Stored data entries
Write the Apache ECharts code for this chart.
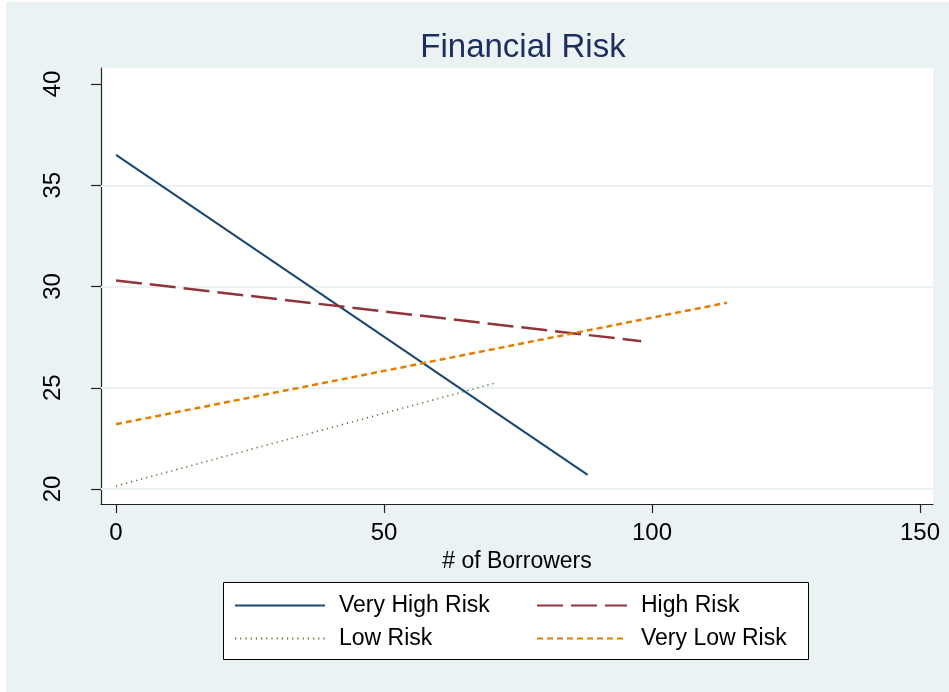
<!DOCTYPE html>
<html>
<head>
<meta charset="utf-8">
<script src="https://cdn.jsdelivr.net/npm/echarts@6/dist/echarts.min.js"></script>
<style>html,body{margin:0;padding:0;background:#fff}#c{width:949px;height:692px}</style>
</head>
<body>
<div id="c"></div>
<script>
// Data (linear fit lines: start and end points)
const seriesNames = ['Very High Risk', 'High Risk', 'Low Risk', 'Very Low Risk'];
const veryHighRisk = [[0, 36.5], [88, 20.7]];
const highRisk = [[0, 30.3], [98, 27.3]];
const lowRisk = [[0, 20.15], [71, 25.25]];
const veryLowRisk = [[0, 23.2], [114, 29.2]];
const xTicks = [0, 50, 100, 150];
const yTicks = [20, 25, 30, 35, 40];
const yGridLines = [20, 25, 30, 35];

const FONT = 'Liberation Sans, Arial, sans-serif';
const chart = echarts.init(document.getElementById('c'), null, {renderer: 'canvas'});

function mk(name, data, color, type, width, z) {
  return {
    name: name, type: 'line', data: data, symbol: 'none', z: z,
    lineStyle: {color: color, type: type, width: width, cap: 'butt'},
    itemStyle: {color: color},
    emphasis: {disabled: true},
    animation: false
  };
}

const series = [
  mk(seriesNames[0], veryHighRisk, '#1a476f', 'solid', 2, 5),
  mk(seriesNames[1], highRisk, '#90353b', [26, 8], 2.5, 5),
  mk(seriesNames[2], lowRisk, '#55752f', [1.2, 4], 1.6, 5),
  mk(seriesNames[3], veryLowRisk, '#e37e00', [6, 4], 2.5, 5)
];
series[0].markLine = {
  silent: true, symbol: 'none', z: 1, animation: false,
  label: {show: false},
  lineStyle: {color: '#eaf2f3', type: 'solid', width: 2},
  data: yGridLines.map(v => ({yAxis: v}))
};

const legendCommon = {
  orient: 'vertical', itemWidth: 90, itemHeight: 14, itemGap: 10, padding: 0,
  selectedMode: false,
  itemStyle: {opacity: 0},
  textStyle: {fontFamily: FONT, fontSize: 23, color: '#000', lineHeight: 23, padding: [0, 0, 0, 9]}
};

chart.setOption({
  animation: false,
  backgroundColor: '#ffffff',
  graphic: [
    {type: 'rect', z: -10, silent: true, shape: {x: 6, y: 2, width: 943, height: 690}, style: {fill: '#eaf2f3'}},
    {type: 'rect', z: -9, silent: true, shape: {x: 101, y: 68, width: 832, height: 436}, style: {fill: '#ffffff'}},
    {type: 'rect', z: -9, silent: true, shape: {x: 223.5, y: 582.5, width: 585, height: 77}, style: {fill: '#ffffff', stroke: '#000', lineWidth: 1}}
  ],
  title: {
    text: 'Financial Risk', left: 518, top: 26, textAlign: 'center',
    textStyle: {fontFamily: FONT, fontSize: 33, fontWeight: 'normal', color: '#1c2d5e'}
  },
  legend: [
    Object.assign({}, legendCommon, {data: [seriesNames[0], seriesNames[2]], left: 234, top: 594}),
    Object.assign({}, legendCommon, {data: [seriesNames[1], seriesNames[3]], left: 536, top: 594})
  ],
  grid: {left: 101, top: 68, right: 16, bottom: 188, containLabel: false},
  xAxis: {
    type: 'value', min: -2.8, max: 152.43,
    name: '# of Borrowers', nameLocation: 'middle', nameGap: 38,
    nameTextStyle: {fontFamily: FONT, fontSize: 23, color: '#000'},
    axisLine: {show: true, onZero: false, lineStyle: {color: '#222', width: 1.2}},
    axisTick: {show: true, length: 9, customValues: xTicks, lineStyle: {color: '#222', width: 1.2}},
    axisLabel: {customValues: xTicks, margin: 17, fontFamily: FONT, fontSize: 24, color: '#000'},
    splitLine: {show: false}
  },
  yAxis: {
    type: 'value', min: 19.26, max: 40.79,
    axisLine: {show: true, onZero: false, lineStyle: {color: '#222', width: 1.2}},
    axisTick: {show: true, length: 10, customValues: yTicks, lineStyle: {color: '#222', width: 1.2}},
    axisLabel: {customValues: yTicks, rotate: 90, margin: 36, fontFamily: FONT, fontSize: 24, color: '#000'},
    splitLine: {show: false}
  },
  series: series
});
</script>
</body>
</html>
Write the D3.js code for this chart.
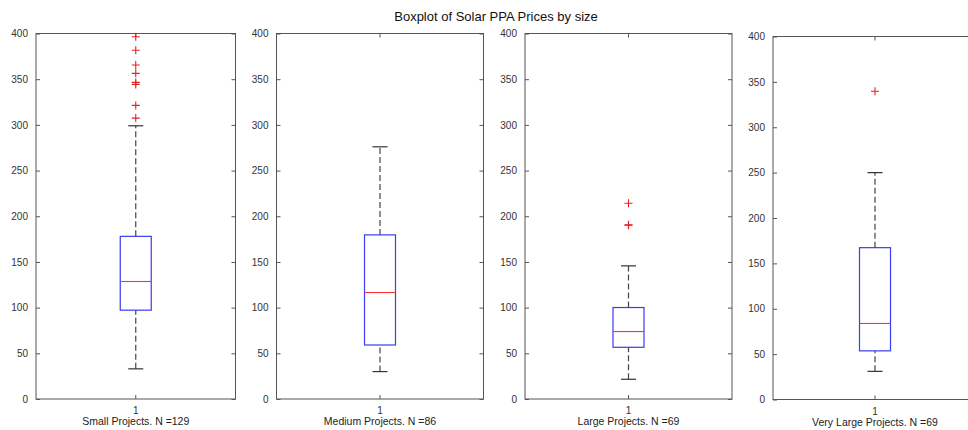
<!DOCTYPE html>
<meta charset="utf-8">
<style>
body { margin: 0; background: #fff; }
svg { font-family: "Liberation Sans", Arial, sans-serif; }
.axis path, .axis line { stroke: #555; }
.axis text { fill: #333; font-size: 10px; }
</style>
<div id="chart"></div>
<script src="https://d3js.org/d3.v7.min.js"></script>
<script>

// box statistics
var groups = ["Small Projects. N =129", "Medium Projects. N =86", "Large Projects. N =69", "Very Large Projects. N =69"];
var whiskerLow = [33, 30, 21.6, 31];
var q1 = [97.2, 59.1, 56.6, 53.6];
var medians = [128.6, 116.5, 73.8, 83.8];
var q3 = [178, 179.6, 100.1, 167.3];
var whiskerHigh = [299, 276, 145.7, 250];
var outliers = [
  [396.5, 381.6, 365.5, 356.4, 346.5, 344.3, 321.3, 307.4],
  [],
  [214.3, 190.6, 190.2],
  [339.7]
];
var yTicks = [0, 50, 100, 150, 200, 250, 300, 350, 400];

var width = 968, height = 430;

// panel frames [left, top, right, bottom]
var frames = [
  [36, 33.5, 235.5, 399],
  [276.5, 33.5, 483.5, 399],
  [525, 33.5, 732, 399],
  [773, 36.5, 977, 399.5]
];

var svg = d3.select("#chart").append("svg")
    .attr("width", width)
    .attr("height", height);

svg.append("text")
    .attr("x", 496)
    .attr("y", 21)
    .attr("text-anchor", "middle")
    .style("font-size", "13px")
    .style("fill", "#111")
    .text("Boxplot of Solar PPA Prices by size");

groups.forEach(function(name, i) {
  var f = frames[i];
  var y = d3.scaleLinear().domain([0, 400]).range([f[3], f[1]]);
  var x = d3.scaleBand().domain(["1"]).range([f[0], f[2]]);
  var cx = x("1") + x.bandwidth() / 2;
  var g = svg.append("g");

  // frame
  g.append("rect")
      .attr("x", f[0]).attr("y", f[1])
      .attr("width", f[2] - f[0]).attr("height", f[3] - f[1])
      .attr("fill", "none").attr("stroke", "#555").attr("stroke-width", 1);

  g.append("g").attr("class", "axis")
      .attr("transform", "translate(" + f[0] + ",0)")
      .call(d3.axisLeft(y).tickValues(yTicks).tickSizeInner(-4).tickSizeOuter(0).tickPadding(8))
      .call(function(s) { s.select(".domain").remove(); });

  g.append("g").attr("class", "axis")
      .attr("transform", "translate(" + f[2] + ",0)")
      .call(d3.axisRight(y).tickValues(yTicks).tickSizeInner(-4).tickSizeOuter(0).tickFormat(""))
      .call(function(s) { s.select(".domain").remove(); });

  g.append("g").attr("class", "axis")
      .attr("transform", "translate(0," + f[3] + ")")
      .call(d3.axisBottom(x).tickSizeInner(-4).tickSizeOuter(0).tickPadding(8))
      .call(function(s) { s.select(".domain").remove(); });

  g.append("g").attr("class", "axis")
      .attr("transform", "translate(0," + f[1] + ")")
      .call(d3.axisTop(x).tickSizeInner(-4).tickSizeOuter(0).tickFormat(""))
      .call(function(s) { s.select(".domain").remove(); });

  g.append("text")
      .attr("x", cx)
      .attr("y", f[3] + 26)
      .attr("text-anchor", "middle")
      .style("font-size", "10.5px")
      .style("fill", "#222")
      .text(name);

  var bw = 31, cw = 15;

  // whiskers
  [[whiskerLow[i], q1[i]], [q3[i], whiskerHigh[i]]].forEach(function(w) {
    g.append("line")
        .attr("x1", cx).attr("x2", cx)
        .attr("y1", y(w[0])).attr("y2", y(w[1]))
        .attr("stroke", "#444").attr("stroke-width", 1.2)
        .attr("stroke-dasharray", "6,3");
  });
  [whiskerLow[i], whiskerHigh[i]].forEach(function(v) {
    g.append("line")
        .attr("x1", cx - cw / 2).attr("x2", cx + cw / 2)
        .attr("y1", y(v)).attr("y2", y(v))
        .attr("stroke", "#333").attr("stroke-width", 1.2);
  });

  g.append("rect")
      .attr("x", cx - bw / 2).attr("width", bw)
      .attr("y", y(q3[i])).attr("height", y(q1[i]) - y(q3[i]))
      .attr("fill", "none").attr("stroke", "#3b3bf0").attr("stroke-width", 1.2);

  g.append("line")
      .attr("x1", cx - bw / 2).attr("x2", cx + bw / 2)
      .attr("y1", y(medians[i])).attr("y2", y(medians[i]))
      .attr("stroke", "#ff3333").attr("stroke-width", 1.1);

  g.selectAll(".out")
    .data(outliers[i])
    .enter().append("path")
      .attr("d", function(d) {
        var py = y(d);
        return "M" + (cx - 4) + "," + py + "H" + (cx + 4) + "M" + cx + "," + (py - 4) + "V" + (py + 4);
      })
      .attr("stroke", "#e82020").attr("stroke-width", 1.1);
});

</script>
==
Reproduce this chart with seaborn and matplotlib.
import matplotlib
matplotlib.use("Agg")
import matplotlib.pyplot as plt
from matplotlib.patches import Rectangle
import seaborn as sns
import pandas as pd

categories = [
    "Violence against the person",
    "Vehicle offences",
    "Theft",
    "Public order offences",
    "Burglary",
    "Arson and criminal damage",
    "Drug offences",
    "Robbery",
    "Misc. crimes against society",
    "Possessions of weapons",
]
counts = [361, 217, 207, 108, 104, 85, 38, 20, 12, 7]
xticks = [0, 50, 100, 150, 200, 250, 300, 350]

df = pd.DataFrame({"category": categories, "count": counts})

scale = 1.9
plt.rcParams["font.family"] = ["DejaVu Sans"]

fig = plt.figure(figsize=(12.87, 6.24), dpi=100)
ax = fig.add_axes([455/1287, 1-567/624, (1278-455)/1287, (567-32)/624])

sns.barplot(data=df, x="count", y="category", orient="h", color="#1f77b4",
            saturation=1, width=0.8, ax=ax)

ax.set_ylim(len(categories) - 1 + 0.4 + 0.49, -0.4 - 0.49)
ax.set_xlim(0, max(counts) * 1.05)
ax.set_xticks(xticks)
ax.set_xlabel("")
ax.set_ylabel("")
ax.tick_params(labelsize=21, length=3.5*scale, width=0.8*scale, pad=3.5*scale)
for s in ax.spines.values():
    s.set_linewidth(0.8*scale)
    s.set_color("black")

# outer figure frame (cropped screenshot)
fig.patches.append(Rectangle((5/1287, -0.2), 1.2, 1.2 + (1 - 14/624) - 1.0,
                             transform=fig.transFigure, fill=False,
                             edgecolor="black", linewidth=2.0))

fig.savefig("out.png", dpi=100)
--
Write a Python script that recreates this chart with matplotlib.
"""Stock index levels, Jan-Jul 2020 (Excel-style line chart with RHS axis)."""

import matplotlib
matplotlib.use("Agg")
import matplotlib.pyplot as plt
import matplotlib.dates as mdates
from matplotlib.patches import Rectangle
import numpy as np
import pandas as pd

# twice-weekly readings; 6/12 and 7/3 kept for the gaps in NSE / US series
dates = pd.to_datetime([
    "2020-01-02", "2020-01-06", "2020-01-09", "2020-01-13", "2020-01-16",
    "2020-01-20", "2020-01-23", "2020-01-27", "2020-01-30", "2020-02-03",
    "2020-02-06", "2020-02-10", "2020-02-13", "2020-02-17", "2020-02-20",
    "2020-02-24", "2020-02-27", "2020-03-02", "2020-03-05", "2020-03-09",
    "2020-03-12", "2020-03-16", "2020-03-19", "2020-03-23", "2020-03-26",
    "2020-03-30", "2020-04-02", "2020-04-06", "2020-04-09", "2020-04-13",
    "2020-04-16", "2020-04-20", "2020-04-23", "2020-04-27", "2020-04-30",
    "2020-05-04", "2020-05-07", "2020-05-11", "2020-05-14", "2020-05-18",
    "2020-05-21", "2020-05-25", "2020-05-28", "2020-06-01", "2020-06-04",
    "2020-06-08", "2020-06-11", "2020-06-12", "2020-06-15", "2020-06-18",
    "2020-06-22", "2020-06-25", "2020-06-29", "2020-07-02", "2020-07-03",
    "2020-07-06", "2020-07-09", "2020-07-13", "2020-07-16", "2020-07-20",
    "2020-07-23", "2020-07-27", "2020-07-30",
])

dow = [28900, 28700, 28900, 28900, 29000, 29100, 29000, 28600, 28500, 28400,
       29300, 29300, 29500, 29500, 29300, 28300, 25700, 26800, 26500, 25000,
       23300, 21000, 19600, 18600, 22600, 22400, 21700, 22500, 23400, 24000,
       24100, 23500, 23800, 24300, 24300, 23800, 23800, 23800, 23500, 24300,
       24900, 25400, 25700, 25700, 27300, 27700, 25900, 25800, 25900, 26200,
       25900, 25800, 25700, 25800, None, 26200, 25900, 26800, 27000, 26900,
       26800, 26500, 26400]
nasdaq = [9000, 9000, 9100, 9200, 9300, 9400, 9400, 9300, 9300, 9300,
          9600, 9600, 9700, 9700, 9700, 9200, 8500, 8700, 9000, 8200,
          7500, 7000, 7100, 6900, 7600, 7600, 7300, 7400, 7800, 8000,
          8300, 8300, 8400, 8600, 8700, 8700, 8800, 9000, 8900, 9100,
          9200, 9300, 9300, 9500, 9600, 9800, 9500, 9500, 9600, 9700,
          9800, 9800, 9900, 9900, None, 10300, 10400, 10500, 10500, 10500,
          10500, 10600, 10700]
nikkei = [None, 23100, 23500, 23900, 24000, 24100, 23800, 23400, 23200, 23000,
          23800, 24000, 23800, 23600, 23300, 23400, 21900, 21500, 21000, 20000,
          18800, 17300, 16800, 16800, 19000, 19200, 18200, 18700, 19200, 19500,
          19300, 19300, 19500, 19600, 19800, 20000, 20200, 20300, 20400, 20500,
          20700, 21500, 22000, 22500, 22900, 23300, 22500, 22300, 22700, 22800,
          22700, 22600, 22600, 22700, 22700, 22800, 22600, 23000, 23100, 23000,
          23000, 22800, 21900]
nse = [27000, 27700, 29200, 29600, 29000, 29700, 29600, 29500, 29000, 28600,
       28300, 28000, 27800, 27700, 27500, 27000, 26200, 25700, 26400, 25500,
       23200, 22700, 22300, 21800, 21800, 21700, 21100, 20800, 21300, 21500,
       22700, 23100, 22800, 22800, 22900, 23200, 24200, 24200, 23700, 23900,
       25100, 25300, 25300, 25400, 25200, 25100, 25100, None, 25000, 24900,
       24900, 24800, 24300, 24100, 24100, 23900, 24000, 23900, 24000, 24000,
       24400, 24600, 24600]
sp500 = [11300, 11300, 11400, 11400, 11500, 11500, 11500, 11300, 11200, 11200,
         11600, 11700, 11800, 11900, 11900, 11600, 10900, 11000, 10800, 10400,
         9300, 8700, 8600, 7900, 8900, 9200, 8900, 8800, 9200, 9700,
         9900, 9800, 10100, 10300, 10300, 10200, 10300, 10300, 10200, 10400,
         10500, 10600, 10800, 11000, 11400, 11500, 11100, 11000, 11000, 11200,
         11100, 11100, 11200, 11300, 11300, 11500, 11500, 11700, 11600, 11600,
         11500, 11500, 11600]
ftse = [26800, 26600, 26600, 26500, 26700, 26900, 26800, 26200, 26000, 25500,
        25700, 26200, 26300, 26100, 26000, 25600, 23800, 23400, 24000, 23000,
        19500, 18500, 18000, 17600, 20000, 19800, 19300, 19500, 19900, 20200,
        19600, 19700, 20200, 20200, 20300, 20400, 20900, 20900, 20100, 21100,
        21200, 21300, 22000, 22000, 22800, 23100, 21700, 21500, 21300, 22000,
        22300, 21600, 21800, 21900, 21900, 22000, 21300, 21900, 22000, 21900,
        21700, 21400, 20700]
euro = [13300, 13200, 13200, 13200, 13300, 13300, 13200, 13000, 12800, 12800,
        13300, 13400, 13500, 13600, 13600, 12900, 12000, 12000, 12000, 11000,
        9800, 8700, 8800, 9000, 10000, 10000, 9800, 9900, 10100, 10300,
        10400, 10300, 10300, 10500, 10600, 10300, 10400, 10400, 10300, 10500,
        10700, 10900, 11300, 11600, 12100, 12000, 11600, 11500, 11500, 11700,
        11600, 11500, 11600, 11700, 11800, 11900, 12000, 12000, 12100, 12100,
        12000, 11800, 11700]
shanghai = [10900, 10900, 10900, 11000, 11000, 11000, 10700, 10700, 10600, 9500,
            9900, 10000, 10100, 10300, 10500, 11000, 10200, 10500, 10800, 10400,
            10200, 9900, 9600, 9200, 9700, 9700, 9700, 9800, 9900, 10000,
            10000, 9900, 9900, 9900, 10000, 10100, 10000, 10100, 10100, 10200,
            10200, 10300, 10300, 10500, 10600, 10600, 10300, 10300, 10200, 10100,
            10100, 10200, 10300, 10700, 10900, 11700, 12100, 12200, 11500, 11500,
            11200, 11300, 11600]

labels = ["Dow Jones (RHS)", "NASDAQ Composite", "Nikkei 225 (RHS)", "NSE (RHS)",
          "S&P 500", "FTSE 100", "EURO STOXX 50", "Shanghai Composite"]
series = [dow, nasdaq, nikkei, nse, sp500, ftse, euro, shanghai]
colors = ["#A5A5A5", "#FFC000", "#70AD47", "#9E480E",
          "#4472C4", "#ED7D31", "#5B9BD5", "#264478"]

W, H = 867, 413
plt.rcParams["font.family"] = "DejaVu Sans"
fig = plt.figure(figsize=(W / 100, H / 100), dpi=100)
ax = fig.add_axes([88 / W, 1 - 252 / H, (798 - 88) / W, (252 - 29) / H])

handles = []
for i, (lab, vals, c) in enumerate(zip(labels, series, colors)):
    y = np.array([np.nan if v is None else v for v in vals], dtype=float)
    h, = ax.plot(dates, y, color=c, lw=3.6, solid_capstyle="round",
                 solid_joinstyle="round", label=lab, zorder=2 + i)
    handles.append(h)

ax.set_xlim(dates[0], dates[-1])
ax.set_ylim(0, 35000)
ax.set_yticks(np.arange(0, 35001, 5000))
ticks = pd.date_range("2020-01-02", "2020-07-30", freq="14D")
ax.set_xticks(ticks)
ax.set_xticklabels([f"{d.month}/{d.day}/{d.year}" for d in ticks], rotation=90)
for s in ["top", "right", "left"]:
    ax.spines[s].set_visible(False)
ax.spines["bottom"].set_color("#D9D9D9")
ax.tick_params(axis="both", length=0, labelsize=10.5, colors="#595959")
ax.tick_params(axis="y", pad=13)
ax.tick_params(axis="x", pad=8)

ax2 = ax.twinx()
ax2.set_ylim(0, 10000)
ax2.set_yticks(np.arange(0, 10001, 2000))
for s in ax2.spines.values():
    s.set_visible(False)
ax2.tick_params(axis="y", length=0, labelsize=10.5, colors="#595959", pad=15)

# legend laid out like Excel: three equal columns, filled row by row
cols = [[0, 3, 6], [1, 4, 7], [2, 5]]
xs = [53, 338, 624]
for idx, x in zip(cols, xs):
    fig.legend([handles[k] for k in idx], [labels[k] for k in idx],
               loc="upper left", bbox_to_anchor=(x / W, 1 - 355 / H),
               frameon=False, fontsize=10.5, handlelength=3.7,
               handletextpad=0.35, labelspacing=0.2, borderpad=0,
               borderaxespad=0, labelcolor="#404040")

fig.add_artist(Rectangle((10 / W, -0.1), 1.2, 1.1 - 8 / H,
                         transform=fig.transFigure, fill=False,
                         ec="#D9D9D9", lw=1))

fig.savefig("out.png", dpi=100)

TASK: Count the lines of these entries that hold the string "script", and give only that number.

THE RESULT: 7